Tony and Drama Desk Award winner Donna Murphy, not unexpectedly, is giving one of the most acclaimed performances of the season in Roundabout Theater Company's musical, The People in the Picture, by Iris Rainer Dart, Mike Stoller and Artie Butler. In an apt tribute to the musical, Murphy has transformed the sitting area of her Studio 54 dressing room into a beautifully-framed and mounted gallery of paintings and photos of the people in her "picture": vintage family photos, snapshots of friends and photos of her and husband Shawn Elliott with their daughter Darmia Hope and stepdaughters Justine and Ivy.

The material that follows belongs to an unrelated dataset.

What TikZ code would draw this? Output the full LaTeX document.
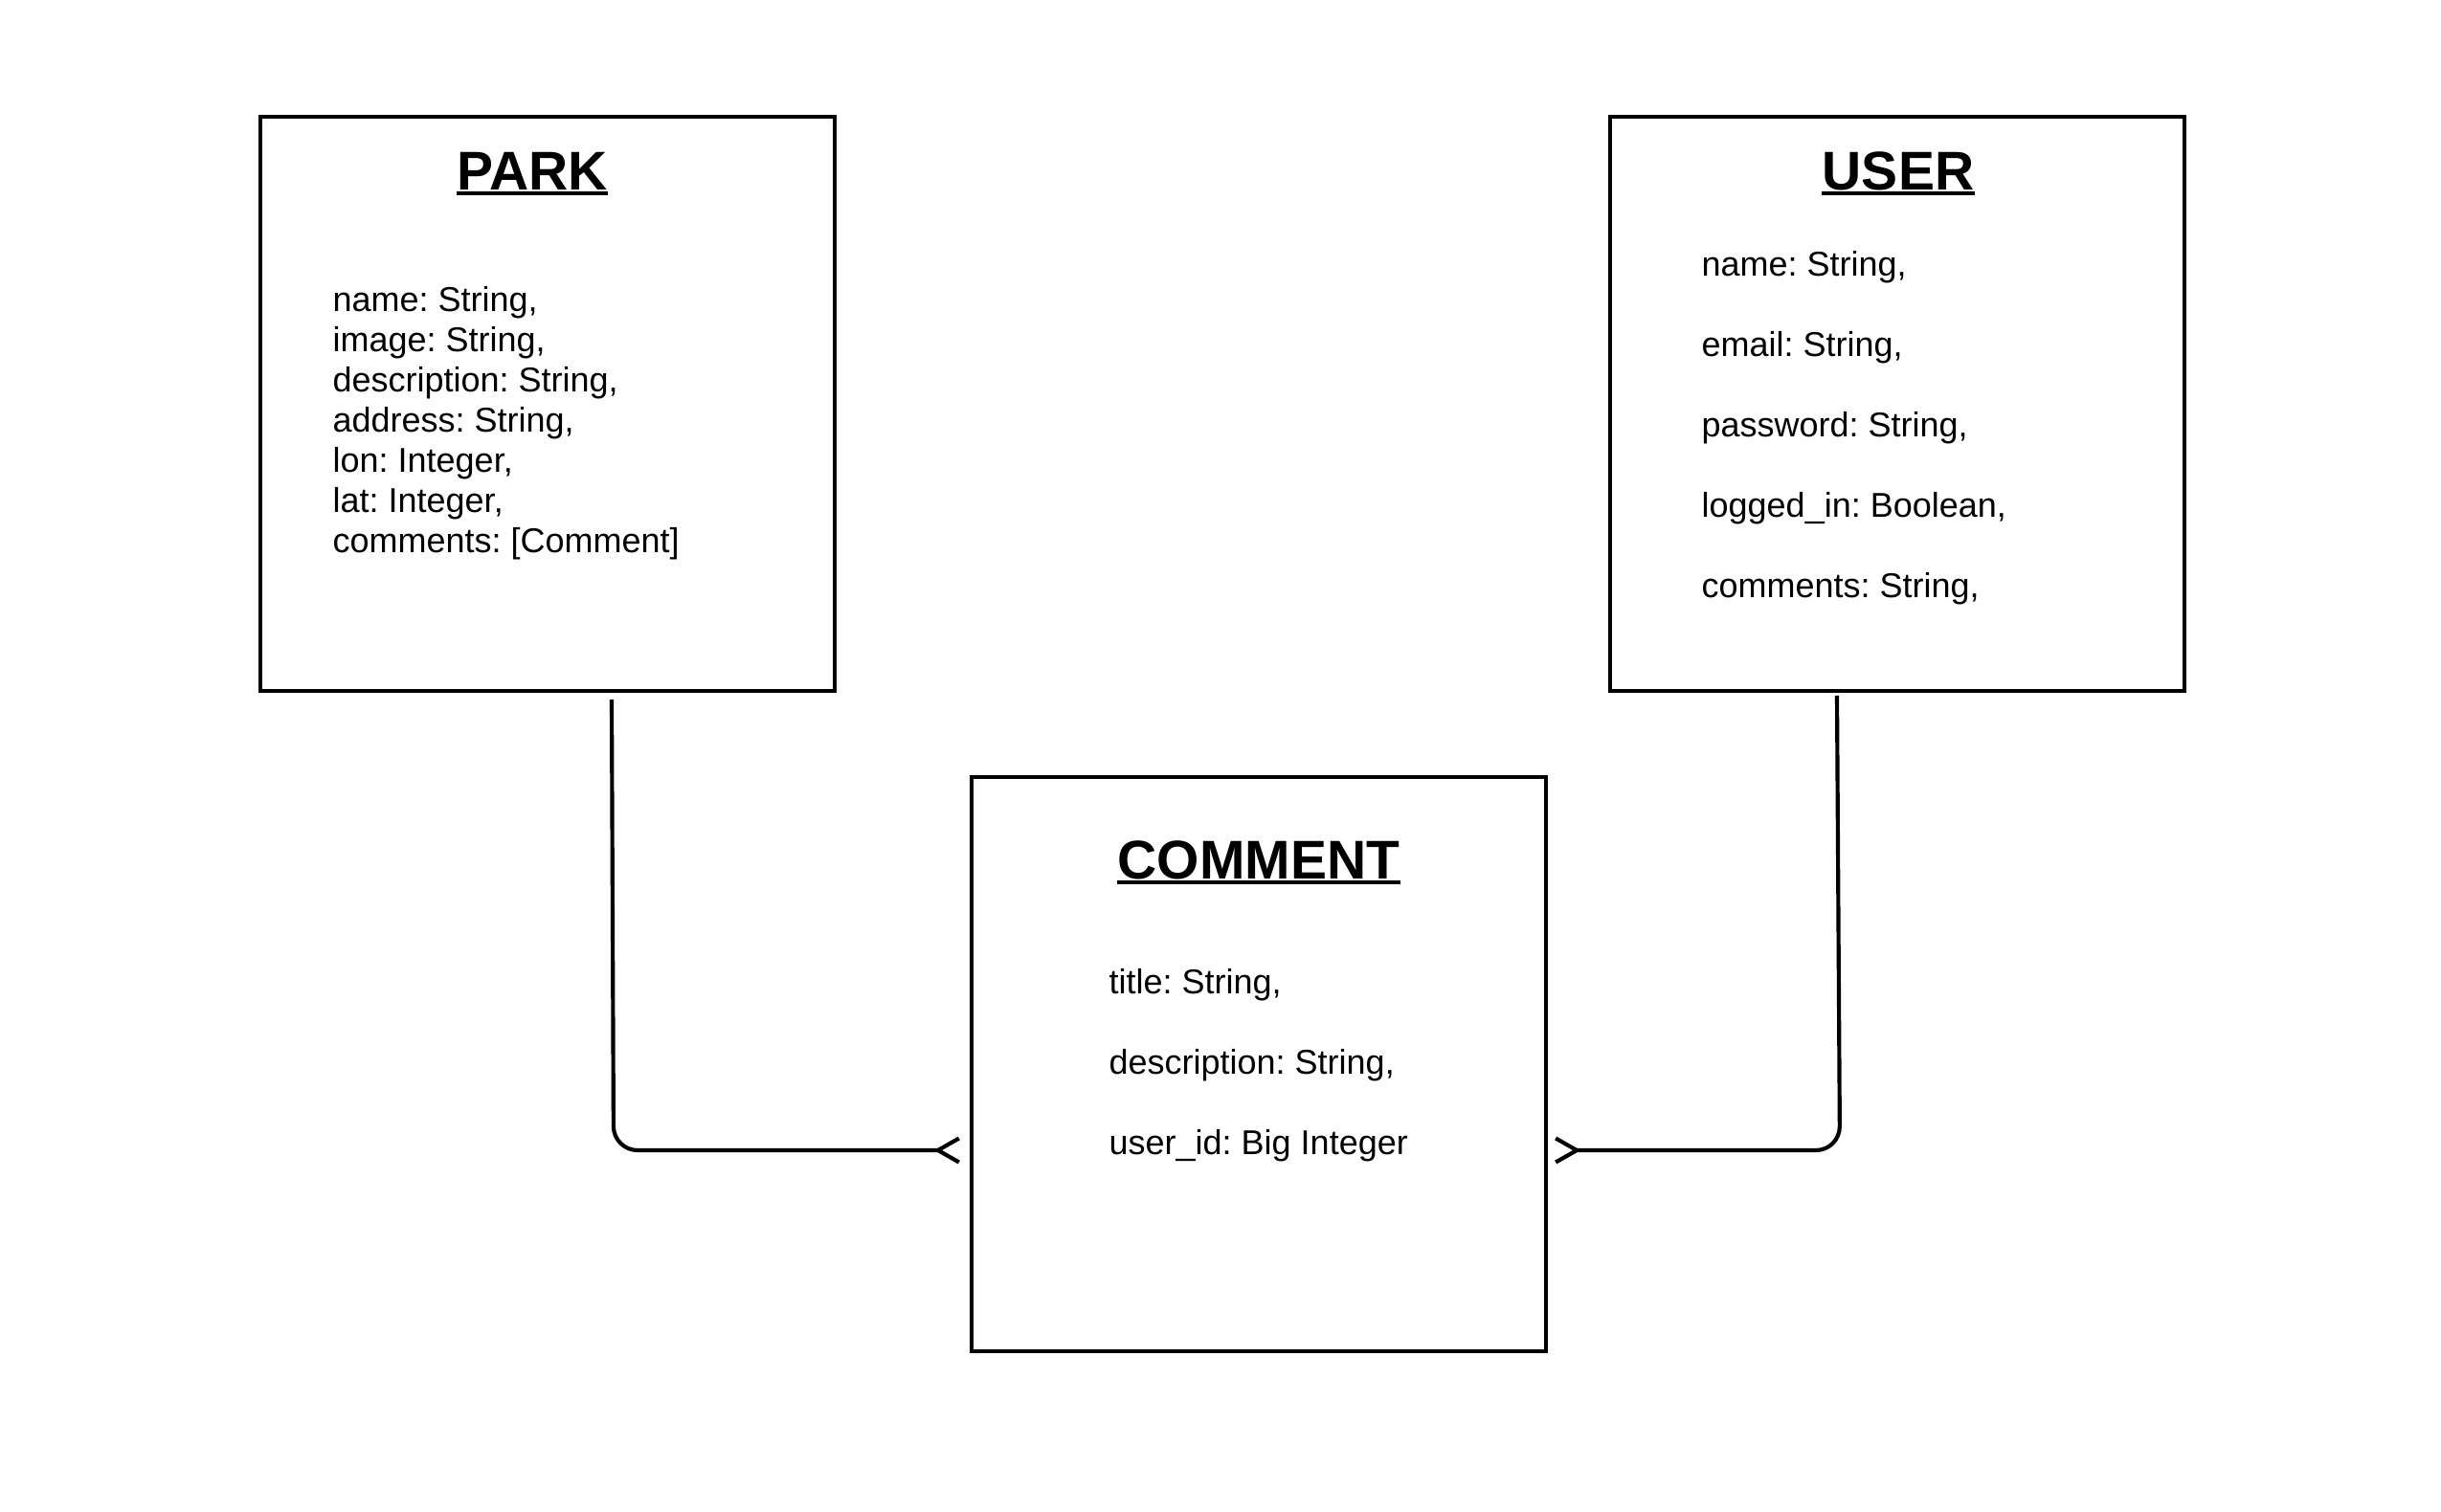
\documentclass[tikz,border=0pt]{standalone}
\usepackage{fontspec}
\setmainfont{Liberation Sans}
\usetikzlibrary{arrows.meta,calc}
\frenchspacing

\tikzset{
  entity/.style={draw, line width=1.25pt, minimum width=180pt, minimum height=180pt, inner sep=0pt},
  entity title/.style={anchor=base, inner sep=0pt, font=\fontsize{17.1}{20}\selectfont\bfseries},
  title rule/.style={line width=1.2pt},
  field/.style={anchor=base west, inner sep=0pt, font=\fontsize{10.8}{13}\selectfont},
  relation/.style={line width=1.25pt, rounded corners=7.5pt, -{Straight Barb[reversed,length=6.6pt,width=7.5pt]}},
}

\begin{document}
\begin{tikzpicture}[x=0.3pt,y=0.3pt,yscale=-1]
\useasboundingbox (0,0) rectangle (2550,1580);

% Entity boxes
\node[entity] (park) at (572,422) {};
\node[entity] (user) at (1982,422) {};
\node[entity] (comment) at (1315,1112) {};

% Titles
\node[entity title] (park-title) at (556,199) {PARK};
\node[entity title] (user-title) at (1983,199) {USER};
\node[entity title] (comment-title) at (1315,919) {COMMENT};
\foreach \t in {park-title,user-title,comment-title}
  \draw[title rule] ($(\t.base west)+(0,3.5)$) -- ($(\t.base east)+(0,3.5)$);

% Fields
\foreach \txt [count=\i from 0] in {{name: String,},{image: String,},{description: String,},{address: String,},{lon: Integer,},{lat: Integer,},{comments: [Comment]}}
  \node[field] (park-f\i) at (347,326+42*\i) {\txt};
\foreach \txt [count=\i from 0] in {{name: String,},{email: String,},{password: String,},{logged\_in: Boolean,},{comments: String,}}
  \node[field] (user-f\i) at (1777,289+84*\i) {\txt};
\foreach \txt [count=\i from 0] in {{title: String,},{description: String,},{user\_id: Big Integer}}
  \node[field] (comment-f\i) at (1158,1038+84*\i) {\txt};

% Relations
\coordinate (park-foot) at (639,731);
\coordinate (park-bend) at (641,1202);
\coordinate (comment-in) at ($(comment.west)+(-9,90)$);
\coordinate (user-foot) at (1919,727);
\coordinate (user-bend) at (1922,1202);
\coordinate (comment-out) at ($(comment.east)+(6,90)$);
\draw[relation] (park-foot) -- (park-bend) -- (comment-in);
\draw[relation] (user-foot) -- (user-bend) -- (comment-out);

\end{tikzpicture}
\end{document}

Some span several generations, just as in the show, her character spans three generations, segueing from young, vibrant Raisel, the darling of the Yiddish theater in pre-war through Nazi-occupied Poland [1935-1946]; desperate war/death camp survivor; and, more than 30 years later, ill/confused grandmother Bubbie in NY.
Murphy's often asked about her transitions from old-to-young and vice versa that happen miraculously right under our eyes - sometimes right in the middle of a sentence. Not only that, but there are a number of quick changes right onstage.
"It was more difficult in rehearsals," she says, "even though our wonderful director Leonard Foglia tried to schedule working in a logical manner. But rehearsals are rehearsals. They're a period of discovery and not always linear and logical. It wasn't always easy to let go of the intensity at the end of each day. Now that we're onstage, the arc is there. It feels organic and is one of my favorite aspects of inhabiting this character."
Bubbie has a loving relationship with her granddaughter who's fascinated with the stories she passes on from her youth, but the mother/daughter relationship is much more difficult since Red [her daughter] will do anything to keep from looking back.
Book and lyrics are by best-selling author Dart, whose "Beaches" not only became an international best seller but also a cult-movie classic. Kudos for the score must go to rock/pop legends Stoller and Butler, who have amassed shelves of gold and platinum selling smashes. [You might have caught Stoller paying a visit to "American Idol" on Wednesday night, as the four remaining hopefuls sang some of his and Jerry Leiber's rock 'n roll chart-toppers.]
In the affecting second act, there're so much sobbing from the story of a mother forced to give up her daughter to save her from the death camps, that Kleenex should be handing out little tissue packages. It's hard to imagine anyone with dry eyes after three back-to-back, highly sentimental songs, "Saying Goodbye," "Child of My Child" and the reprise of "Remember Who You Are."
"Those were such unspeakably hard times," explains Murphy, "filled with every imaginable emotion. Now, with a daughter [in addition to step-children], I cannot fathom what hell that must have been. It's wonderfully satisfying to know that, like Raisel, many parents were reunited with their children. Of course, much sadder, many more were not."
Murphy said she was fascinated with the history of families in the ghettos faced with the choice of whether or not to place their children with Christian families in order to give them a chance of survival.
She gleaned background from the PBS documentary, "Irena Sendler, in the Name of Their Mothers," the story of Polish women who risked their lives to save thousands of Jewish children from the Warsaw ghetto during WWII. Sendler was captured, tortured and barely escaped death. She hid more than 2,500 children.
"Most of the children survived," Murphy points out, "and were reunited with their families. For decades in Communist Poland, neither the children nor their protectors could tell their stories. The documentary features the last interviews Irena gave before her death in 2008 at the age of 98."
The People in the Picture has an outstanding featured cast, namely the always-dependable Joyce Van Patten in a delightful comic turn as a fading actress who refuses to fade; Alexander Gemignani as a homosexual actor who comes to Raisel's rescue, Christopher Innvar as Raisel's love interest who goes off to Hollywood, Lewis J. Stadlen and Chip Zien as Polish vaudevillians, young Rachel Resheff as the granddaughter, and the even-younger, golden-voiced Andie Mechanic [making her Broadway debut but a seasoned vet with roles as Les Miz's Young Cosette and Annie's Molly] as Young Red.
After this tearjerker, one hopes Murphy will someday fulfill her life-long dream and do Mame! With her amazing gift for physical comedy, so brilliantly displayed in the Wonderful Town revival, she'd be the ideal actress to coax the blues right out of the horn, charm the husk right off of the corn, and have the whole plantation hummin' and make that weepin' willow tree smile!